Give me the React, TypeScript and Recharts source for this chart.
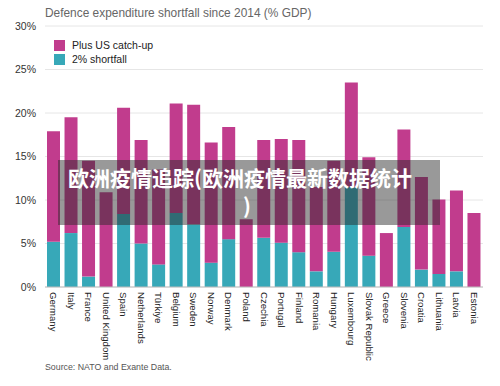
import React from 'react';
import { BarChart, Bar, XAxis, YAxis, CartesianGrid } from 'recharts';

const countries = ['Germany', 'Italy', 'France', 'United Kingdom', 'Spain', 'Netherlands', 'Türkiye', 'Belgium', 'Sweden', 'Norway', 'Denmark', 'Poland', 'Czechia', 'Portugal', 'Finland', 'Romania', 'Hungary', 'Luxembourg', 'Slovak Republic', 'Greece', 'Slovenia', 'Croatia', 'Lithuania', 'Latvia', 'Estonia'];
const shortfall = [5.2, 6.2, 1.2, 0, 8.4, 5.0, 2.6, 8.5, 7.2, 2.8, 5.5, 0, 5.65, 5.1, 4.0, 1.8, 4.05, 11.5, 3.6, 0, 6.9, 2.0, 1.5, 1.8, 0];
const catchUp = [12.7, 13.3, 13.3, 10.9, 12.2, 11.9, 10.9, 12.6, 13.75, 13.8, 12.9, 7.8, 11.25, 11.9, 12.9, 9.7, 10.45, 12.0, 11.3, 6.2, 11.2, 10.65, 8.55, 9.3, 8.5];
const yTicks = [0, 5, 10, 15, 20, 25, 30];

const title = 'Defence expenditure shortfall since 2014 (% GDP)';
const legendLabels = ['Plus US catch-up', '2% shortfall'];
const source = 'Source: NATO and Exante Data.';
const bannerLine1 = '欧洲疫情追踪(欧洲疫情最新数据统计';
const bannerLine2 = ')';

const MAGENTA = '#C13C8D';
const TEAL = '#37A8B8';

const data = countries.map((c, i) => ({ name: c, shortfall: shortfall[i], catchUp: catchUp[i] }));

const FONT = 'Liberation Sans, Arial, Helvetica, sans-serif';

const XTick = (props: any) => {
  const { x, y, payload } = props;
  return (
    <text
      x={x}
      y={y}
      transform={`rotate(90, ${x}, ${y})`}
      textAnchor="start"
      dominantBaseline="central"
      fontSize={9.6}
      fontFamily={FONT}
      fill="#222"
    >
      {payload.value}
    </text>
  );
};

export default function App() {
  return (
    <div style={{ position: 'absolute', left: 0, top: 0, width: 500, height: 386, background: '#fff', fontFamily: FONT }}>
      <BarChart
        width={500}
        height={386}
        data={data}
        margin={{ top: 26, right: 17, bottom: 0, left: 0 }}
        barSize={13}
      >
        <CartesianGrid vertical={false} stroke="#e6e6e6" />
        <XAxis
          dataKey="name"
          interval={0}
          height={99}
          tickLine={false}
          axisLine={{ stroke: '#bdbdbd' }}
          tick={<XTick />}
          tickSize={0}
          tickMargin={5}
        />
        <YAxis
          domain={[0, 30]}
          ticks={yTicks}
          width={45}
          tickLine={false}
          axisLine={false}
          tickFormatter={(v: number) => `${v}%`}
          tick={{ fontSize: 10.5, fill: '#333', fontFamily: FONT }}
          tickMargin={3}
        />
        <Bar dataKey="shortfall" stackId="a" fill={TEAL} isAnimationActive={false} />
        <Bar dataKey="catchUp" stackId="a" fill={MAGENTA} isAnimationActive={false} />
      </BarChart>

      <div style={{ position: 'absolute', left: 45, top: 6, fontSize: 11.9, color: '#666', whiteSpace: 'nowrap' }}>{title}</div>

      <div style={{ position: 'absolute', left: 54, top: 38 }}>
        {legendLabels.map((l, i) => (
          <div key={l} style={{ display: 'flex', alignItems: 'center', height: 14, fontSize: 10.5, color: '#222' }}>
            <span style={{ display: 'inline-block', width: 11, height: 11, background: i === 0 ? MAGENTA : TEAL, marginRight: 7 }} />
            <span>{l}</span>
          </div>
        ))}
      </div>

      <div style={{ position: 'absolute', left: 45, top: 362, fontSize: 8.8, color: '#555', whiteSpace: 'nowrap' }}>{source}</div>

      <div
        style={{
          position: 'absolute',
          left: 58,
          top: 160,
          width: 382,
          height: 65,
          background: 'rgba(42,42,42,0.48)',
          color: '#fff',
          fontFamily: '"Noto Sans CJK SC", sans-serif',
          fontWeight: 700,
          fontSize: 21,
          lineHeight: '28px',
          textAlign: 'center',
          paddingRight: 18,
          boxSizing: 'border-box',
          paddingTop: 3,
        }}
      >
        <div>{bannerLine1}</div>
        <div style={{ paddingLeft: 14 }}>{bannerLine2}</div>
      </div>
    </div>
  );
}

## WHAT TO DO
Where a line contains the string "React", extract that line.

## RESULT OF THE TASK
Give me the React, TypeScript and Recharts source for this chart.
import React from 'react';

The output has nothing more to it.